Healthcare Integration & Interoperability — A Mini Series

Completely inspired from my trip to HIMSS last week, I thought it made sense to talk about healthcare interoperability, connectivity and the component pieces to making this happen. This mini series is broken up into several parts that will cover:

  1. What is connectivity and interoperability?
  2. File protocols, formats and requirements, i.e. HL7 (including discussions on version 2 vs. 3), DICOM, EHI, and CCD;
  3. Transport protocols and interfaces: MLLP, TCP/IP, FTP, etc.;

Part 1: What is Healthcare Integration and Interoperability?

According to HIMSS, healthcare integration “is the arrangement of an organization’s information systems in way that allows them to communicate efficiently and effectively and brings together related parts into a single system.” †

The 2006 White House executive order defines Interoperability as (section 2 paragraph c):

Interoperability” means the ability to communicate and exchange data accurately, effectively, securely, and consistently with different information technology systems, software applications, and networks in various settings, and exchange data such that clinical or operational purpose and meaning of the data are preserved and unaltered.

Reference

These are great standard definitions and allow you to understand the difference between the two. Integration relates to how systems can work or collaborate for a common purpose, e.g. a patient management system working with a scheduling system. Interoperability speaks to how these systems are connected, in order to provide a continuous flow of information that improves care for the patient.

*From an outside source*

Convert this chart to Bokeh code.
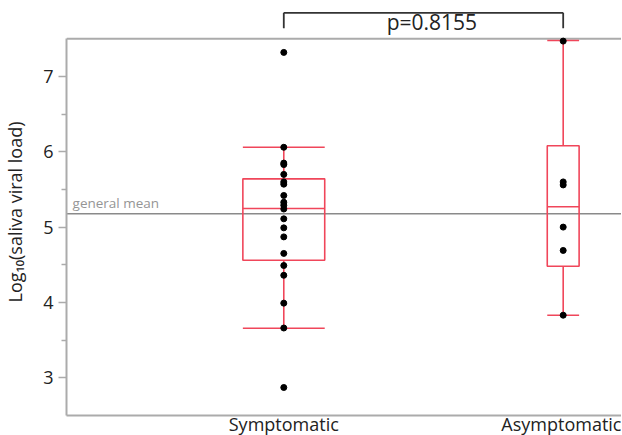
from bokeh.plotting import figure
from bokeh.models import Range1d, FixedTicker, Span, ColumnDataSource
from bokeh.core.properties import value
from bokeh.embed import file_html
from bokeh.resources import INLINE

# ---------------- data ----------------
categories = ["Symptomatic", "Asymptomatic"]
symptomatic = [7.32, 6.06, 5.85, 5.83, 5.70, 5.60, 5.57, 5.42, 5.33, 5.29,
               5.24, 5.11, 4.99, 4.87, 4.65, 4.49, 4.36, 3.99, 3.66, 2.87]
asymptomatic = [7.47, 5.60, 5.56, 5.00, 4.69, 3.83]
q1 = [4.56, 4.48]
median = [5.247, 5.27]
q3 = [5.641, 6.08]
whisker_low = [3.657, 3.83]
whisker_high = [6.061, 7.478]
general_mean = 5.177
p_label = "p=0.8155"
y_ticks = [3, 4, 5, 6, 7]
y_minor = [3.5, 4.5, 5.5, 6.5]

# ---------------- styles ----------------
FONT = "Open Sans"
RED = "#f0465a"
AXIS_GREY = "#ababab"
box_widths = [0.293, 0.114]

xpos = [i + 1 for i in range(len(categories))]

p = figure(frame_width=555, frame_height=407,
           x_range=Range1d(0.2223, 2.2087), y_range=Range1d(2.498, 7.903),
           min_border_left=58, min_border_right=0, min_border_top=8,
           min_border_bottom=18,
           output_backend="svg", toolbar_location=None)
p.outline_line_color = None
p.xgrid.visible = False
p.ygrid.visible = False
p.background_fill_color = "white"
p.border_fill_color = "white"

# general mean line + top border
p.add_layout(Span(location=general_mean, dimension="width",
                  line_color="#8a8a8a", line_width=1.6, level="underlay"))
p.add_layout(Span(location=7.5, dimension="width",
                  line_color=AXIS_GREY, line_width=2, level="underlay"))
p.text(x=[0.244], y=[general_mean + 0.145], text=["general mean"],
       text_font=value(FONT), text_font_size="13.5px", text_color="#959595",
       text_baseline="alphabetic", text_align="left")

# boxes
left = [x - w / 2 for x, w in zip(xpos, box_widths)]
right = [x + w / 2 for x, w in zip(xpos, box_widths)]
src = ColumnDataSource(dict(x=xpos, left=left, right=right, q1=q1, q3=q3,
                            med=median, lo=whisker_low, hi=whisker_high))
p.quad(left="left", right="right", bottom="q1", top="q3", source=src,
       fill_color=None, line_color=RED, line_width=1.6)
p.segment(x0="left", x1="right", y0="med", y1="med", source=src,
          line_color=RED, line_width=1.6)
p.segment(x0="x", x1="x", y0="q3", y1="hi", source=src,
          line_color=RED, line_width=1.6)
p.segment(x0="x", x1="x", y0="lo", y1="q1", source=src,
          line_color=RED, line_width=1.6)
p.segment(x0="left", x1="right", y0="hi", y1="hi", source=src,
          line_color=RED, line_width=1.6)
p.segment(x0="left", x1="right", y0="lo", y1="lo", source=src,
          line_color=RED, line_width=1.6)

# points
p.scatter(x=[xpos[0]] * len(symptomatic), y=symptomatic, size=6,
          color="black")
p.scatter(x=[xpos[1]] * len(asymptomatic), y=asymptomatic, size=6,
          color="black")

# significance bracket
br_top, br_bot = 7.846, 7.641
p.segment(x0=[xpos[0], xpos[0], xpos[1]], x1=[xpos[1], xpos[0], xpos[1]],
          y0=[br_top, br_top, br_top], y1=[br_top, br_bot, br_bot],
          line_color="#333333", line_width=1.8)
p.text(x=[1.53], y=[7.725], text=[p_label], text_font=value(FONT),
       text_font_size="21px", text_color="#222222",
       text_align="center", text_baseline="alphabetic")

# y axis
ya = p.yaxis[0]
ya.ticker = FixedTicker(ticks=y_ticks, minor_ticks=y_minor)
ya.bounds = (2.5, 7.5)
ya.axis_line_color = AXIS_GREY
ya.axis_line_width = 2
ya.major_tick_line_color = AXIS_GREY
ya.major_tick_line_width = 1.5
ya.major_tick_out = 8
ya.major_tick_in = 0
ya.minor_tick_line_color = AXIS_GREY
ya.minor_tick_line_width = 1.5
ya.minor_tick_out = 5
ya.minor_tick_in = 0
ya.major_label_text_font = FONT
ya.major_label_text_font_size = "18px"
ya.major_label_text_color = "#222222"
ya.major_label_standoff = 5
ya.axis_label = "Log\u2081\u2080(saliva viral load)"
ya.axis_label_text_font = FONT
ya.axis_label_text_font_size = "18px"
ya.axis_label_text_font_style = "normal"
ya.axis_label_text_color = "#222222"
ya.axis_label_standoff = 13

# x axis
xa = p.xaxis[0]
xa.ticker = FixedTicker(ticks=xpos)
xa.major_label_overrides = {x: c for x, c in zip(xpos, categories)}
xa.axis_line_color = AXIS_GREY
xa.axis_line_width = 2
xa.major_tick_line_color = None
xa.minor_tick_line_color = None
xa.major_tick_out = 0
xa.major_tick_in = 0
xa.major_label_standoff = -4
xa.major_label_text_font = FONT
xa.major_label_text_font_size = "18px"
xa.major_label_text_color = "#222222"

open("out.html", "w").write(file_html(p, INLINE))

In order to achieve Interoperability, systems must be connected in a secure way, authenticating all users and allowing one healthcare application to share data with another anywhere in the country, without compromising a patient’s privacy.

From a real world scenario, what this means is that all systems must be integrated in order to achieve interoperability, i.e. a physicians patient management system must be able to authenticate and securely connect to a hospitals EMR; Ambulatory centers to pharmacies; hosted EMRs to wound treatment centers. Patient information can no longer live in just one place.

Interoperability Dimensions

(As defined by HIMSS)

  • Uniform movement of healthcare data
  • Uniform presentation of data
  • Uniform user controls
  • Uniform safeguarding data security and integrity
  • Uniform protection of patient confidentiality
  • Uniform assurance of a common degree of system service quality

No Small Task

Connecting all of these systems is no small task and is as much of an organizational challenge as it is a technological one. People and healthcare systems no longer exist within a vacuum and teams need to collaborate to make integration projects happen. These same people will need to agree on the best way to solve the connectivity problem and rely on the guidance of Health Information Service Providers to come up with solutions that meet the needs of all while adhering to the mission of improving patient care. As we continue to move forward in achieving interoperability, the scope and magnitude and of what needs to happen cannot be underestimated and careful planning must take place.

Throughout the mini-series, we will discuss the component pieces that are involved in achieving interoperability including application interfaces, file protocols, transport protocols, security & authentication, and compliance.

The Goal

Integration and Interoperability are significant pieces of the Meaningful Use objectives and the mission is to improve the care of individuals while providing them with secure, ubiquitous access to their health information. While there is no one way that can solve the challenge of interoperability, understanding the mission and the various parts of the goal can help make achieving connectivity as prescribed by the ONC and Meaningful Use.